On concerns raised by some bidders that the Light Emitted Sensor (LES) technology not approved and certified by the National Institute of Standards and Technologies (NIST), Gamato said LES fingerprint sensor was a patented light emitting sensor technology from Integrated Biometrics and was adopted by several biometric device manufacturers.

He said LES technology complies with NIST as per a 2017 publication of the Institute titled, “Integrated Biometrics LES Optical Direct Imaging Sensors: A Smarter Alternative to Prism-based Scanner.”

Gamato added that in page 14 of NIST Special Publication 500-280v2, NIST defines the electro-luminescent optical direct imaging used in LES.

“Given this adherence to international standards, PNGEC maintains specifications for sensor technology as listed in the Request for Tender (RFT).

“Additionally, FAP (Fingerprint Acquisition Profile) formats are also listed NIST standard for determining device capture dimensions, image quality specifications and number of simultaneous fingerprints captured, and PNGEC maintains the FAP specifications listed in RFT.”

In a pre-bid meeting held on January 20, 2020, PNGEC informed all bidders that the Commission, in its capacity to understand the requirements for the use of technology in elections, has sourced knowledge from around the world by looking at technologies from India and the United States of America.

Commissioner Gamato clarified that the scope of the project was limited to the seven Highlands provinces and extension to other parts of the country was subject to another time and related resources.

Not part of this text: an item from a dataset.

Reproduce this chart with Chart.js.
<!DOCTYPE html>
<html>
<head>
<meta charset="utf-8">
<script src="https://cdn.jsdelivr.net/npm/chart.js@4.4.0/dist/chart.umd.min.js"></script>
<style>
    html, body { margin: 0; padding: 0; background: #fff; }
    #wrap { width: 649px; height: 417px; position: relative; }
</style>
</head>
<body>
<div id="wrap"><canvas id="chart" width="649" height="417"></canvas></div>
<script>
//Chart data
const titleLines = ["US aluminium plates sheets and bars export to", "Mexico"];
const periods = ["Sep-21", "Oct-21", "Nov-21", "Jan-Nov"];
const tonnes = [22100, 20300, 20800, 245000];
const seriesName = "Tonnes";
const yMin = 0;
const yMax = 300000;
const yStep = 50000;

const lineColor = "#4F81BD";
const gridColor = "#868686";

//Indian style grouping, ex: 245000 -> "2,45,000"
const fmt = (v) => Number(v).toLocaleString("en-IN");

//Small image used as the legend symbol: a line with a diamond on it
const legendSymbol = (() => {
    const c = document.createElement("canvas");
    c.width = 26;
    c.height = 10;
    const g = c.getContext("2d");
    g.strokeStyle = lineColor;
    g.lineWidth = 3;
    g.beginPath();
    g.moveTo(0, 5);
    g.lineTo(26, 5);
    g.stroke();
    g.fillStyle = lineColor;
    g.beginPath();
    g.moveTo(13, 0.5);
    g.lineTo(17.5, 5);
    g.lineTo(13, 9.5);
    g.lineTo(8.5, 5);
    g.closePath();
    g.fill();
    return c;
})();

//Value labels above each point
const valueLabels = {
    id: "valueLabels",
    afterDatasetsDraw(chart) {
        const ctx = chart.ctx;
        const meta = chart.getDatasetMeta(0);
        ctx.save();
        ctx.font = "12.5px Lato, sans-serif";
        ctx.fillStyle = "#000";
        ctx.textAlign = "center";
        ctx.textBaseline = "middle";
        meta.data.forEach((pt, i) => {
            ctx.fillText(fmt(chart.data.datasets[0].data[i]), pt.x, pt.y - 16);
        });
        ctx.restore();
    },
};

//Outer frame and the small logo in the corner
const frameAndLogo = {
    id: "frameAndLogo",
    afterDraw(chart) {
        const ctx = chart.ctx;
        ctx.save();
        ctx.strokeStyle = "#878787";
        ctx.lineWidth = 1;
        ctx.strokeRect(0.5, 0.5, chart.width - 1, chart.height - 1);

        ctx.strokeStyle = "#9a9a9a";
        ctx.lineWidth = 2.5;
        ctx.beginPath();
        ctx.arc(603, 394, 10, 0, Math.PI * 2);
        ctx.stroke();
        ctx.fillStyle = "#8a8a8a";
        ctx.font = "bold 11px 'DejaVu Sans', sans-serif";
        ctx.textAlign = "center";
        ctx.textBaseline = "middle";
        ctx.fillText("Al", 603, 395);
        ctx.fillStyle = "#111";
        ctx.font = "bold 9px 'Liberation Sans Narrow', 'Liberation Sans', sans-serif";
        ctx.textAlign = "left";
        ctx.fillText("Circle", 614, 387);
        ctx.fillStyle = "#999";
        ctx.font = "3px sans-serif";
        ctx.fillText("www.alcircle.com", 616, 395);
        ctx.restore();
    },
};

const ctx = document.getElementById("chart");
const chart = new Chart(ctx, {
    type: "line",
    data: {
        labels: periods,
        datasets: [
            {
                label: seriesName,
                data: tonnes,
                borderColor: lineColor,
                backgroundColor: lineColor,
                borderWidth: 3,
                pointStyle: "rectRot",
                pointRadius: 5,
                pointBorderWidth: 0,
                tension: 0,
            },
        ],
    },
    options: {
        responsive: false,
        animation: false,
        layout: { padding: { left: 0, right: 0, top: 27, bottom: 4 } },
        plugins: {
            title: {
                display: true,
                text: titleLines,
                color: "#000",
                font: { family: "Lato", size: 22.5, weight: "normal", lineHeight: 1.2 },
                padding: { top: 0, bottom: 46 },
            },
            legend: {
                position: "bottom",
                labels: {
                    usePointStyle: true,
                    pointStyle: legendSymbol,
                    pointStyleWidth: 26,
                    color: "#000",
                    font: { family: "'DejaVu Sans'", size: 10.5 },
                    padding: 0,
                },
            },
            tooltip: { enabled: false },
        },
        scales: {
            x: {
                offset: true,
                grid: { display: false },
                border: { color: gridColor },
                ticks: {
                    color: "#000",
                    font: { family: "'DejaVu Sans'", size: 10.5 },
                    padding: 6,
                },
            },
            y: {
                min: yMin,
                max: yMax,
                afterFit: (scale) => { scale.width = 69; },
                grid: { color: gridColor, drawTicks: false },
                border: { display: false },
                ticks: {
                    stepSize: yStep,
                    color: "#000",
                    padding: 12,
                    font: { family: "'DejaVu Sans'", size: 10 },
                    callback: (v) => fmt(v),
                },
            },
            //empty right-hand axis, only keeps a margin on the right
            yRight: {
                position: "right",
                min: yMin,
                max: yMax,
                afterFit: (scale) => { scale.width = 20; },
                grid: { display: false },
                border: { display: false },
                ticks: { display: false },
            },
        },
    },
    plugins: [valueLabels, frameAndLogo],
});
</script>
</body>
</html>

He outlined some requirements of the Biometric Voter Registration and Verification project as follows:

  • Electoral Roll with Photos of Electors
  • GPS (Global Positional System) Tracking System
  • Ten Finger Print Capture
  • Security for Technology on the Ground
  • Getting rid of the Ballot Papers in the Future

Commissioner assured all bidders that the Hanuabada biometric field test conducted in October 2019 during the Motu-Koita Assembly by-election for the Poreporena-Laurabada ward was an independent exercise undertaken by PNGEC to understand the use of biometrics technology and has no influencing effect on this tender process.

“PNGEC operated within its mandate to identify, use and manage biometric technology for use in elections and this field test was just an example of exploring this technology.”

Gamato explained that for the same reason, PNGEC worked with a local ICT company (Minsoft) and its international partner (Credence ID from USA) to gauge an appreciation of suitable technology during the Hanuabada biometric field test.

“PNGEC has included the credence ID whitepaper to serve as a baseline for the desired technology.”

He also confirmed that there was an unauthorised publication of an “Expression of Interest” for this biometrics project by Sunday Chronicle weekly newspaper on August 12, 2019, when PNGEC had not received the Authority to Purchase Certificate (APC) from Finance Department and Tender Number from NPC.

“Therefore, prior to the official release of the tender on December 9, 2019, no information relating to the project was released.”

Meanwhile, the “Scope of Work” (Form 11) and other related documents were still being compiled when the tender notice was put out on December 9, 2019, and therefore were not attached upon purchasing of tender document NPC 2019-62.

However, these documents were released later during the pre-bid meeting between NPC, PNGEC and all potential bidders on December 19, 2019. And as of the first pre-bid meeting on January 20, 2020, all these documents were given to NPC to have on file to issue to bidders.

The National Procurement Commission (NPC) has emphasised to all bidders that the tender process must comply with the NPC Act 2018.

It (NPC) warned that penalty for bribing from bidders is K2 million fine or 15 years’ imprisonment, therefore, any bidder found doing illegal activities would be barred from future contracts.

Closing bid date has been further extended from January 16, 2020, to February 27, 2020, to allow for NPC to get a response from the State Solicitor on questions it raised as well as for NPC to make decisions on pending issues and respond to further bidder queries.